WORK REQUIRED: Leave out the pictures and copy everything else below exactly.
↓↓↓
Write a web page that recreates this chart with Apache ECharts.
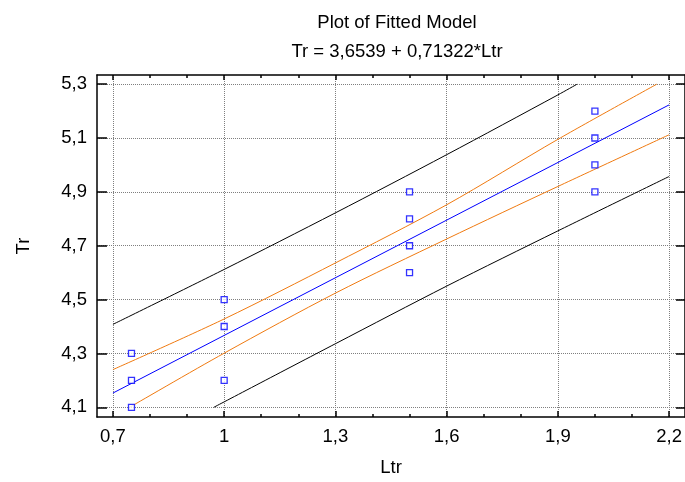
<!DOCTYPE html>
<html>
<head>
<meta charset="utf-8">
<script src="https://cdn.jsdelivr.net/npm/echarts@6/dist/echarts.min.js"></script>
<style>html,body{margin:0;padding:0;background:#fff}#c{width:685px;height:482px}</style>
</head>
<body>
<div id="c"></div>
<script>
// Observations
const obsPoints = [
  [0.75, 4.1], [0.75, 4.2], [0.75, 4.3],
  [1.0, 4.2], [1.0, 4.4], [1.0, 4.5],
  [1.5, 4.6], [1.5, 4.7], [1.5, 4.8], [1.5, 4.9],
  [2.0, 4.9], [2.0, 5.0], [2.0, 5.1], [2.0, 5.2]
];
// Fitted line
const fitLine = [[0.7, 4.153], [2.2, 5.223]];
// Confidence limits (orange)
const confUpper = [[0.7, 4.240], [1.0, 4.428], [1.3, 4.636], [1.6, 4.852], [1.9, 5.095], [2.167, 5.3]];
const confLower = [[0.745, 4.1], [1.0, 4.301], [1.3, 4.524], [1.6, 4.725], [1.9, 4.920], [2.2, 5.112]];
// Prediction limits (black)
const predUpper = [[0.7, 4.408], [1.0, 4.612], [1.3, 4.822], [1.6, 5.038], [1.9, 5.260], [1.952, 5.3]];
const predLower = [[0.972, 4.1], [1.3, 4.336], [1.6, 4.550], [1.9, 4.755], [2.2, 4.957]];

const xMajor = [0.7, 1.0, 1.3, 1.6, 1.9, 2.2];
const xMinor = [0.8, 0.9, 1.1, 1.2, 1.4, 1.5, 1.7, 1.8, 2.0, 2.1];
const yMajor = [4.1, 4.3, 4.5, 4.7, 4.9, 5.1, 5.3];

const FONT = 'Liberation Sans, Arial, sans-serif';
const FS = 18.5;
const fmt = v => {
  const s = (Math.round(v * 10) / 10).toString();
  return s.replace('.', ',');
};
const X_MIN = 0.657, X_MAX = 2.243, Y_MIN = 4.064, Y_MAX = 5.334;

function xAxisDef(opts) {
  return Object.assign({
    type: 'value', min: X_MIN, max: X_MAX, gridIndex: 0,
    axisLine: { show: true, onZero: false, lineStyle: { color: '#000', width: 1.5 } },
    splitLine: { show: false },
    axisLabel: { show: false }
  }, opts);
}
function yAxisDef(opts) {
  return Object.assign({
    type: 'value', min: Y_MIN, max: Y_MAX, gridIndex: 0,
    axisLine: { show: true, onZero: false, lineStyle: { color: '#000', width: 1.5 } },
    splitLine: { show: false },
    axisLabel: { show: false }
  }, opts);
}

const chart = echarts.init(document.getElementById('c'), null, { renderer: 'canvas' });
chart.setOption({
  animation: false,
  backgroundColor: '#fff',
  textStyle: { fontFamily: FONT },
  title: [
    { text: 'Plot of Fitted Model', left: 392, textAlign: 'center', top: 8,
      textStyle: { fontFamily: FONT, fontSize: FS, fontWeight: 'normal', color: '#000' } },
    { text: 'Tr = 3,6539 + 0,71322*Ltr', left: 392, textAlign: 'center', top: 37,
      textStyle: { fontFamily: FONT, fontSize: FS, fontWeight: 'normal', color: '#000' } }
  ],
  grid: { left: 97, top: 75, width: 590, bottom: 64, containLabel: false },
  xAxis: [
    xAxisDef({
      position: 'bottom',
      name: 'Ltr', nameLocation: 'middle', nameGap: 41,
      nameTextStyle: { fontFamily: FONT, fontSize: FS, color: '#000' },
      axisTick: { show: true, inside: true, length: 6, customValues: xMajor, lineStyle: { color: '#000', width: 1.5 } },
      axisLabel: { show: true, customValues: xMajor, margin: 10, formatter: fmt,
        fontFamily: FONT, fontSize: FS, color: '#000' },
      splitLine: { show: true, lineStyle: { color: '#7f7f7f', type: [1, 1], width: 1 } }
    }),
    xAxisDef({
      position: 'bottom',
      axisLine: { show: false },
      axisTick: { show: true, inside: true, length: 3, customValues: xMinor, lineStyle: { color: '#000', width: 1.5 } }
    }),
    xAxisDef({
      position: 'top',
      axisTick: { show: true, inside: true, length: 5, customValues: xMajor, lineStyle: { color: '#000', width: 1.5 } }
    }),
    xAxisDef({
      position: 'top',
      axisLine: { show: false },
      axisTick: { show: true, inside: true, length: 3, customValues: xMinor, lineStyle: { color: '#000', width: 1.5 } }
    })
  ],
  yAxis: [
    yAxisDef({
      position: 'left',
      name: 'Tr', nameLocation: 'middle', nameGap: 64, nameRotate: 90,
      nameTextStyle: { fontFamily: FONT, fontSize: FS, color: '#000' },
      axisTick: { show: true, inside: true, length: 10, customValues: yMajor, lineStyle: { color: '#000', width: 1.5 } },
      axisLabel: { show: true, customValues: yMajor, margin: 10, formatter: fmt,
        fontFamily: FONT, fontSize: FS, color: '#000' },
      splitLine: { show: true, lineStyle: { color: '#7f7f7f', type: [1, 1], width: 1 } }
    }),
    yAxisDef({
      position: 'right',
      axisTick: { show: true, inside: true, length: 9, customValues: yMajor, lineStyle: { color: '#000', width: 1.5 } }
    })
  ],
  series: [
    { type: 'line', data: predUpper, xAxisIndex: 0, yAxisIndex: 0, symbol: 'none', smooth: 0.3,
      lineStyle: { color: '#000', width: 1 }, z: 3 },
    { type: 'line', data: predLower, xAxisIndex: 0, yAxisIndex: 0, symbol: 'none', smooth: 0.3,
      lineStyle: { color: '#000', width: 1 }, z: 3 },
    { type: 'line', data: confUpper, xAxisIndex: 0, yAxisIndex: 0, symbol: 'none', smooth: 0.3,
      lineStyle: { color: '#f07a10', width: 1 }, z: 3 },
    { type: 'line', data: confLower, xAxisIndex: 0, yAxisIndex: 0, symbol: 'none', smooth: 0.3,
      lineStyle: { color: '#f07a10', width: 1 }, z: 3 },
    { type: 'line', data: fitLine, xAxisIndex: 0, yAxisIndex: 0, symbol: 'none',
      lineStyle: { color: '#0000ff', width: 1 }, z: 3 },
    { type: 'scatter', data: obsPoints, xAxisIndex: 0, yAxisIndex: 0, symbol: 'rect', symbolSize: 6,
      itemStyle: { color: '#fff', borderColor: '#0000ff', borderWidth: 1.3 }, z: 5 }
  ]
});
</script>
</body>
</html>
↑↑↑
RESULT OF THIS EXERCISE:
Write a web page that recreates this chart with Apache ECharts.
<!DOCTYPE html>
<html>
<head>
<meta charset="utf-8">
<script src="https://cdn.jsdelivr.net/npm/echarts@6/dist/echarts.min.js"></script>
<style>html,body{margin:0;padding:0;background:#fff}#c{width:685px;height:482px}</style>
</head>
<body>
<div id="c"></div>
<script>
// Observations
const obsPoints = [
  [0.75, 4.1], [0.75, 4.2], [0.75, 4.3],
  [1.0, 4.2], [1.0, 4.4], [1.0, 4.5],
  [1.5, 4.6], [1.5, 4.7], [1.5, 4.8], [1.5, 4.9],
  [2.0, 4.9], [2.0, 5.0], [2.0, 5.1], [2.0, 5.2]
];
// Fitted line
const fitLine = [[0.7, 4.153], [2.2, 5.223]];
// Confidence limits (orange)
const confUpper = [[0.7, 4.240], [1.0, 4.428], [1.3, 4.636], [1.6, 4.852], [1.9, 5.095], [2.167, 5.3]];
const confLower = [[0.745, 4.1], [1.0, 4.301], [1.3, 4.524], [1.6, 4.725], [1.9, 4.920], [2.2, 5.112]];
// Prediction limits (black)
const predUpper = [[0.7, 4.408], [1.0, 4.612], [1.3, 4.822], [1.6, 5.038], [1.9, 5.260], [1.952, 5.3]];
const predLower = [[0.972, 4.1], [1.3, 4.336], [1.6, 4.550], [1.9, 4.755], [2.2, 4.957]];

const xMajor = [0.7, 1.0, 1.3, 1.6, 1.9, 2.2];
const xMinor = [0.8, 0.9, 1.1, 1.2, 1.4, 1.5, 1.7, 1.8, 2.0, 2.1];
const yMajor = [4.1, 4.3, 4.5, 4.7, 4.9, 5.1, 5.3];

const FONT = 'Liberation Sans, Arial, sans-serif';
const FS = 18.5;
const fmt = v => {
  const s = (Math.round(v * 10) / 10).toString();
  return s.replace('.', ',');
};
const X_MIN = 0.657, X_MAX = 2.243, Y_MIN = 4.064, Y_MAX = 5.334;

function xAxisDef(opts) {
  return Object.assign({
    type: 'value', min: X_MIN, max: X_MAX, gridIndex: 0,
    axisLine: { show: true, onZero: false, lineStyle: { color: '#000', width: 1.5 } },
    splitLine: { show: false },
    axisLabel: { show: false }
  }, opts);
}
function yAxisDef(opts) {
  return Object.assign({
    type: 'value', min: Y_MIN, max: Y_MAX, gridIndex: 0,
    axisLine: { show: true, onZero: false, lineStyle: { color: '#000', width: 1.5 } },
    splitLine: { show: false },
    axisLabel: { show: false }
  }, opts);
}

const chart = echarts.init(document.getElementById('c'), null, { renderer: 'canvas' });
chart.setOption({
  animation: false,
  backgroundColor: '#fff',
  textStyle: { fontFamily: FONT },
  title: [
    { text: 'Plot of Fitted Model', left: 392, textAlign: 'center', top: 8,
      textStyle: { fontFamily: FONT, fontSize: FS, fontWeight: 'normal', color: '#000' } },
    { text: 'Tr = 3,6539 + 0,71322*Ltr', left: 392, textAlign: 'center', top: 37,
      textStyle: { fontFamily: FONT, fontSize: FS, fontWeight: 'normal', color: '#000' } }
  ],
  grid: { left: 97, top: 75, width: 590, bottom: 64, containLabel: false },
  xAxis: [
    xAxisDef({
      position: 'bottom',
      name: 'Ltr', nameLocation: 'middle', nameGap: 41,
      nameTextStyle: { fontFamily: FONT, fontSize: FS, color: '#000' },
      axisTick: { show: true, inside: true, length: 6, customValues: xMajor, lineStyle: { color: '#000', width: 1.5 } },
      axisLabel: { show: true, customValues: xMajor, margin: 10, formatter: fmt,
        fontFamily: FONT, fontSize: FS, color: '#000' },
      splitLine: { show: true, lineStyle: { color: '#7f7f7f', type: [1, 1], width: 1 } }
    }),
    xAxisDef({
      position: 'bottom',
      axisLine: { show: false },
      axisTick: { show: true, inside: true, length: 3, customValues: xMinor, lineStyle: { color: '#000', width: 1.5 } }
    }),
    xAxisDef({
      position: 'top',
      axisTick: { show: true, inside: true, length: 5, customValues: xMajor, lineStyle: { color: '#000', width: 1.5 } }
    }),
    xAxisDef({
      position: 'top',
      axisLine: { show: false },
      axisTick: { show: true, inside: true, length: 3, customValues: xMinor, lineStyle: { color: '#000', width: 1.5 } }
    })
  ],
  yAxis: [
    yAxisDef({
      position: 'left',
      name: 'Tr', nameLocation: 'middle', nameGap: 64, nameRotate: 90,
      nameTextStyle: { fontFamily: FONT, fontSize: FS, color: '#000' },
      axisTick: { show: true, inside: true, length: 10, customValues: yMajor, lineStyle: { color: '#000', width: 1.5 } },
      axisLabel: { show: true, customValues: yMajor, margin: 10, formatter: fmt,
        fontFamily: FONT, fontSize: FS, color: '#000' },
      splitLine: { show: true, lineStyle: { color: '#7f7f7f', type: [1, 1], width: 1 } }
    }),
    yAxisDef({
      position: 'right',
      axisTick: { show: true, inside: true, length: 9, customValues: yMajor, lineStyle: { color: '#000', width: 1.5 } }
    })
  ],
  series: [
    { type: 'line', data: predUpper, xAxisIndex: 0, yAxisIndex: 0, symbol: 'none', smooth: 0.3,
      lineStyle: { color: '#000', width: 1 }, z: 3 },
    { type: 'line', data: predLower, xAxisIndex: 0, yAxisIndex: 0, symbol: 'none', smooth: 0.3,
      lineStyle: { color: '#000', width: 1 }, z: 3 },
    { type: 'line', data: confUpper, xAxisIndex: 0, yAxisIndex: 0, symbol: 'none', smooth: 0.3,
      lineStyle: { color: '#f07a10', width: 1 }, z: 3 },
    { type: 'line', data: confLower, xAxisIndex: 0, yAxisIndex: 0, symbol: 'none', smooth: 0.3,
      lineStyle: { color: '#f07a10', width: 1 }, z: 3 },
    { type: 'line', data: fitLine, xAxisIndex: 0, yAxisIndex: 0, symbol: 'none',
      lineStyle: { color: '#0000ff', width: 1 }, z: 3 },
    { type: 'scatter', data: obsPoints, xAxisIndex: 0, yAxisIndex: 0, symbol: 'rect', symbolSize: 6,
      itemStyle: { color: '#fff', borderColor: '#0000ff', borderWidth: 1.3 }, z: 5 }
  ]
});
</script>
</body>
</html>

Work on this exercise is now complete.